Population (2023 estimate)
- • Municipality: 60,702
- • Density: 83/sq mi (32/km^{2})
- • Urban: 13,166
- Estimate
- Time zone: UTC-6 (Central Time)
- • Summer (DST): UTC-6 (No DST)

= Mulukukú =

Mulukukú is a town and a municipality in the North Caribbean Coast Autonomous Region of Nicaragua.
It was established as an asentamiento, or refugee community, during the early years of the war with the contra. People who lived in the remote rural areas and who were threatened by the contras, were brought to Mulukuku for safety. During the war a training school for the Nicaraguan army was located in the community. The community straddled the only road in the region that connected the Department of Matagalpa with Lisawe, Siuna, and eventually Puerto Cabezas. A large bridge crossing the Rio Tuma had been under construction and was nearly complete, when, in October 1988, Hurricane Joan struck Nicaragua. The bridge was destroyed and the community devastated. The national government committed to reconstruction and the community has flourished since that time.

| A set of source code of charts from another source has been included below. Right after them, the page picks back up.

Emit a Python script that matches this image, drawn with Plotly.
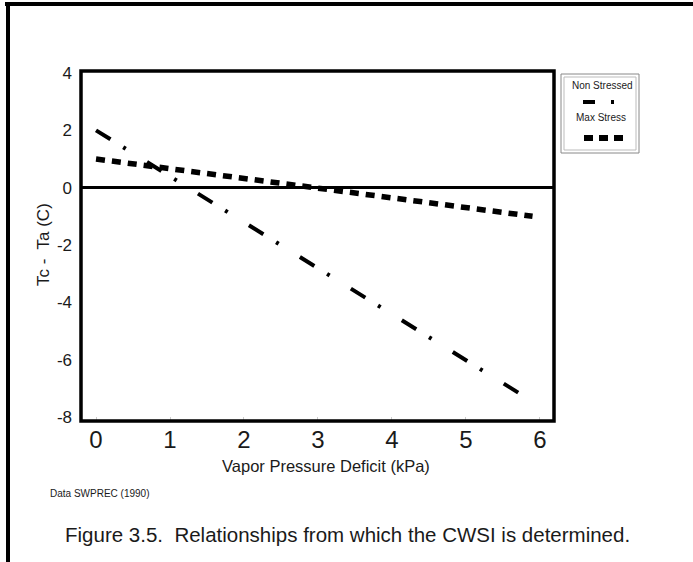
import plotly.graph_objects as go

# Data
ns_vpd = [0.0, 5.8]
ns_dt = [2.0, -7.3]
ms_vpd = [0.0, 5.9]
ms_dt = [1.0, -1.0]
x_ticks = [0, 1, 2, 3, 4, 5, 6]
y_ticks = [4, 2, 0, -2, -4, -6, -8]

W, H = 693, 562
L, R, T, B = 81, 554, 71, 421
PW, PH = R - L, B - T


def px(x):
    return (x - L) / PW


def py(y):
    return (B - y) / PH


FONT = "Liberation Sans, Arial, sans-serif"
INK = "#1a1a1a"

fig = go.Figure()
fig.add_trace(go.Scatter(
    x=ns_vpd, y=ns_dt, mode="lines", name="Non Stressed",
    line=dict(color="black", width=4, dash="17px,15px,3px,25px"),
))
fig.add_trace(go.Scatter(
    x=ms_vpd, y=ms_dt, mode="lines", name="Max Stress",
    line=dict(color="black", width=5.5, dash="9px,7px"),
))

shapes = []
# plot frame
shapes.append(dict(type="rect", xref="paper", yref="paper", x0=0, x1=1, y0=0, y1=1,
                   line=dict(color="black", width=3.5)))
# outer page border (top & left)
shapes.append(dict(type="line", xref="paper", yref="paper", x0=px(5), x1=px(693),
                   y0=py(4), y1=py(4), line=dict(color="black", width=4)))
shapes.append(dict(type="line", xref="paper", yref="paper", x0=px(8), x1=px(8),
                   y0=py(2), y1=py(562), line=dict(color="black", width=4)))
# legend box (double border)
shapes.append(dict(type="rect", xref="paper", yref="paper", x0=px(561), x1=px(639),
                   y0=py(153), y1=py(74), line=dict(color="#888", width=1)))
shapes.append(dict(type="rect", xref="paper", yref="paper", x0=px(564), x1=px(636),
                   y0=py(150), y1=py(77), line=dict(color="#bbb", width=1)))
# legend samples
shapes.append(dict(type="line", xref="paper", yref="paper", x0=px(583), x1=px(616),
                   y0=py(102), y1=py(102),
                   line=dict(color="black", width=4, dash="12px,16px,3px,20px")))
shapes.append(dict(type="line", xref="paper", yref="paper", x0=px(584), x1=px(623),
                   y0=py(138), y1=py(138),
                   line=dict(color="black", width=6, dash="9px,6px")))

annotations = [
    dict(text="Non Stressed", x=px(602), y=py(86), xref="paper", yref="paper",
         xanchor="center", yanchor="middle",
         showarrow=False, font=dict(size=10, family=FONT, color=INK)),
    dict(text="Max Stress", x=px(601), y=py(118), xref="paper", yref="paper",
         xanchor="center", yanchor="middle",
         showarrow=False, font=dict(size=10, family=FONT, color=INK)),
    dict(text="Tc -  Ta (C)", x=px(43), y=py(245), xref="paper", yref="paper",
         xanchor="center", yanchor="middle",
         showarrow=False, textangle=-90, font=dict(size=17, family=FONT, color=INK)),
    dict(text="Vapor Pressure Deficit (kPa)", x=px(326), y=py(466), xref="paper",
         yref="paper", xanchor="center", yanchor="middle",
         showarrow=False, font=dict(size=16.5, family=FONT, color=INK)),
    dict(text="Data SWPREC (1990)", x=px(48), y=py(493), xref="paper", yref="paper",
         xanchor="left", yanchor="middle",
         showarrow=False, font=dict(size=10, family=FONT, color=INK)),
    dict(text="Figure 3.5.  Relationships from which the CWSI is determined.",
         x=px(63), y=py(534), xref="paper", yref="paper", xanchor="left", yanchor="middle",
         showarrow=False, font=dict(size=20.5, family=FONT, color=INK)),
]

fig.update_layout(
    width=W, height=H,
    margin=dict(l=L, r=W - R, t=T, b=H - B, pad=0),
    paper_bgcolor="white", plot_bgcolor="white",
    showlegend=False,
    shapes=shapes, annotations=annotations,
    xaxis=dict(range=[-0.203, 6.19], tickvals=x_ticks, ticktext=[str(v) for v in x_ticks],
               showgrid=False, zeroline=False, showline=False,
               ticks="inside", ticklen=4, tickcolor="#ccc", ticklabelstandoff=2,
               tickfont=dict(size=24, family=FONT, color=INK)),
    yaxis=dict(range=[-8.14, 4.07], tickvals=y_ticks, ticktext=[str(v) for v in y_ticks],
               showgrid=False, zeroline=True, zerolinecolor="black", zerolinewidth=3,
               showline=False, ticks="", ticklabelstandoff=8,
               tickfont=dict(size=17, family=FONT, color=INK)),
)

fig.write_html("out.html", config={"displayModeBar": False},
               post_script="document.body.style.margin='0';document.body.style.overflow='hidden';")
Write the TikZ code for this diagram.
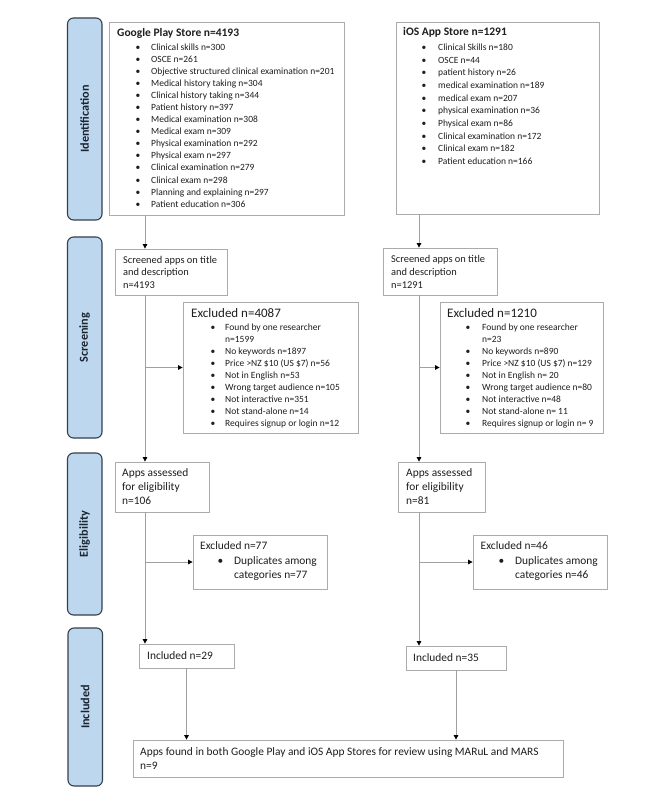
\documentclass[tikz,border=0pt]{standalone}
\usepackage{fontspec}
\setmainfont{Carlito}
\usetikzlibrary{arrows.meta,fit}
\definecolor{barfill}{HTML}{BDD7EE}
\definecolor{bardraw}{HTML}{34404C}
\definecolor{bartext}{HTML}{1C2430}
\definecolor{boxgray}{HTML}{ABABAB}
\definecolor{linegray}{HTML}{A0A0A0}
\definecolor{txt}{HTML}{1E1E1E}
\begin{document}
\begin{tikzpicture}[x=1pt,y=-1pt,
  bar/.style={draw=bardraw, fill=barfill, line width=1.1pt, rounded corners=6pt, inner sep=0pt},
  barlabel/.style={rotate=90, font=\bfseries\fontsize{12.2}{14}\selectfont, text=bartext, inner sep=0pt},
  box/.style={draw=boxgray, line width=0.8pt, inner sep=0pt},
  itm/.style={anchor=base west, inner sep=0pt, text=txt, font=\fontsize{9.5}{12}\selectfont},
  bul/.style={anchor=base west, inner sep=0pt, text=txt, font=\fontsize{9.5}{12}\selectfont},
  ttl/.style={anchor=base west, inner sep=0pt, text=txt, font=\bfseries\fontsize{11.5}{14}\selectfont},
  extitle/.style={anchor=base west, inner sep=0pt, text=txt, font=\fontsize{13}{15}\selectfont},
  mid/.style={anchor=base west, inner sep=0pt, text=txt, font=\fontsize{10.4}{12.6}\selectfont},
  big/.style={anchor=base west, inner sep=0pt, text=txt, font=\fontsize{11.4}{14}\selectfont},
  conn/.style={draw=linegray, line width=0.9pt},
  arr/.style={conn, -{Triangle[width=4.5pt,length=4.5pt,color=black]}}
]
\fill[white] (0,0) rectangle (666,799);
\useasboundingbox (0,0) rectangle (666,799);

% side bars
\node[bar, fit={(67.5,18) (102,220)}] (bid) {};
\node[barlabel] (lid) at (bid.center) {Identification};
\node[bar, fit={(67.5,237) (102,438)}] (bsc) {};
\node[barlabel] (lsc) at (bsc.center) {Screening};
\node[bar, fit={(67.5,453) (102,615)}] (bel) {};
\node[barlabel] (lel) at (bel.center) {Eligibility};
\node[bar, fit={(68,628) (102.5,786)}] (bin) {};
\node[barlabel] (lin) at (bin.center) {Included};

% column x positions
\coordinate (gx) at (145,0);
\coordinate (ix) at (419,0);

% Identification boxes
\node[box, fit={(109,22) (344,215)}] (gbox) {};
\node[ttl] (gttl) at (117,37) {Google Play Store n=4193};
\foreach \t [count=\i from 0] in {Clinical skills n=300, OSCE n=261, Objective structured clinical examination n=201, Medical history taking n=304, Clinical history taking n=344, Patient history n=397, Medical examination n=308, Medical exam n=309, Physical examination n=292, Physical exam n=297, Clinical examination n=279, Clinical exam n=298, Planning and explaining n=297, Patient education n=306}{
  \node[bul] (gb\i) at (135.5,{50.5+12.05*\i}) {\textbullet};
  \node[itm] (gi\i) at (151,{50.5+12.05*\i}) {\t};
}

\node[box, fit={(396,22) (599,214)}] (ibox) {};
\node[ttl] (ittl) at (403,36) {iOS App Store n=1291};
\foreach \t [count=\i from 0] in {Clinical Skills n=180, OSCE n=44, patient history n=26, medical examination n=189, medical exam n=207, physical examination n=36, Physical exam n=86, Clinical examination n=172, Clinical exam n=182, Patient education n=166}{
  \node[bul] (ib\i) at (421.5,{50.5+12.67*\i}) {\textbullet};
  \node[itm] (ii\i) at (438,{50.5+12.67*\i}) {\t};
}

% Screening (multi-line nodes: base anchor = last line)
\node[box, fit={(115,249) (227,295)}] (gscr) {};
\node[mid, align=left] (gscrt) at (123,288.5) {Screened apps on title\\and description\\n=4193};
\node[box, fit={(383,248) (497,295)}] (iscr) {};
\node[mid, align=left] (iscrt) at (391,288) {Screened apps on title\\and description\\n=1291};

\node[box, fit={(183,302) (358,433)}] (gexc) {};
\node[extitle] (gexct) at (191,317.5) {Excluded n=4087};
\foreach \t [count=\i from 0] in {Found by one researcher, n=1599, No keywords n=1897, Price >NZ \$10 (US \$7) n=56, Not in English n=53, Wrong target audience n=105, Not interactive n=351, Not stand-alone n=14, Requires signup or login n=12}{
  \ifnum\i=1\relax\else
  \node[bul] (gxb\i) at (210.5,{330.2+12*\i}) {\textbullet};
  \fi
  \node[itm] (gxi\i) at (225,{330.2+12*\i}) {\t};
}

\node[box, fit={(440,302) (603,433)}] (iexc) {};
\node[extitle] (iexct) at (447,317.5) {Excluded n=1210};
\foreach \t [count=\i from 0] in {Found by one researcher, n=23, No keywords n=890, Price >NZ \$10 (US \$7) n=129, Not in English n= 20, Wrong target audience n=80, Not interactive n=48, Not stand-alone n= 11, Requires signup or login n= 9}{
  \ifnum\i=1\relax\else
  \node[bul] (ixb\i) at (465.5,{330.2+12*\i}) {\textbullet};
  \fi
  \node[itm] (ixi\i) at (482,{330.2+12*\i}) {\t};
}

% Eligibility
\node[box, fit={(115,462) (209,512)}] (gel) {};
\node[big, align=left] (gelt) at (122,504) {Apps assessed\\for eligibility\\n=106};
\node[box, fit={(398,462) (485,512)}] (iel) {};
\node[big, align=left] (ielt) at (406,504) {Apps assessed\\for eligibility\\n=81};

\node[box, fit={(193,535) (327,589)}] (gex2) {};
\node[big] (gex2t) at (200,549.5) {Excluded n=77};
\node[big] (gex2b) at (217.5,564) {\textbullet};
\node[big, align=left] (gex2i) at (234,578) {Duplicates among\\categories n=77};

\node[box, fit={(473,535) (607,589)}] (iex2) {};
\node[big] (iex2t) at (480.5,549.5) {Excluded n=46};
\node[big] (iex2b) at (498.5,564) {\textbullet};
\node[big, align=left] (iex2i) at (515,578) {Duplicates among\\categories n=46};

% Included
\node[box, fit={(139,644) (234,668)}] (ginc) {};
\node[big] (ginct) at (147,659.5) {Included n=29};
\node[box, fit={(406,646) (506,670)}] (iinc) {};
\node[big] (iinct) at (413,661) {Included n=35};

\node[box, fit={(133,740) (563,777)}] (fin) {};
\node[big, align=left] (fint) at (140,769) {Apps found in both Google Play and iOS App Stores for review using MARuL and MARS\\n=9};

% connectors, Google column
\draw[arr] (gbox.south -| gx) -- (gscr.north -| gx);
\draw[arr] (gscr.south -| gx) -- (gel.north -| gx);
\draw[arr] (gexc.west -| gx) -- (gexc.west);
\draw[arr] (gel.south -| gx) -- (ginc.north -| gx);
\draw[arr] (gex2.west -| gx) -- (gex2.west);
\draw[arr] (ginc.south) -- (fin.north -| ginc.south);

% connectors, iOS column
\draw[arr] (ibox.south -| ix) -- (iscr.north -| ix);
\draw[arr] (iscr.south -| ix) -- (iel.north -| ix);
\draw[arr] (iexc.west -| ix) -- (iexc.west);
\draw[arr] (iel.south -| ix) -- (iinc.north -| ix);
\draw[arr] (iex2.west -| ix) -- (iex2.west);
\draw[arr] (iinc.south) -- (fin.north -| iinc.south);
\end{tikzpicture}
\end{document}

With the bridge complete, Mulukuku has become a regional commercial center. "Mulukukú" is a word in Miskito language that means Rivera de Sahinos.

On February 20, 2020, José Benito López Méndez, 51, leader of Ciudadanos por la Libertad ("Citizens for Liberty," an opposition political party) was kidnapped and shot six times in Mulukuku.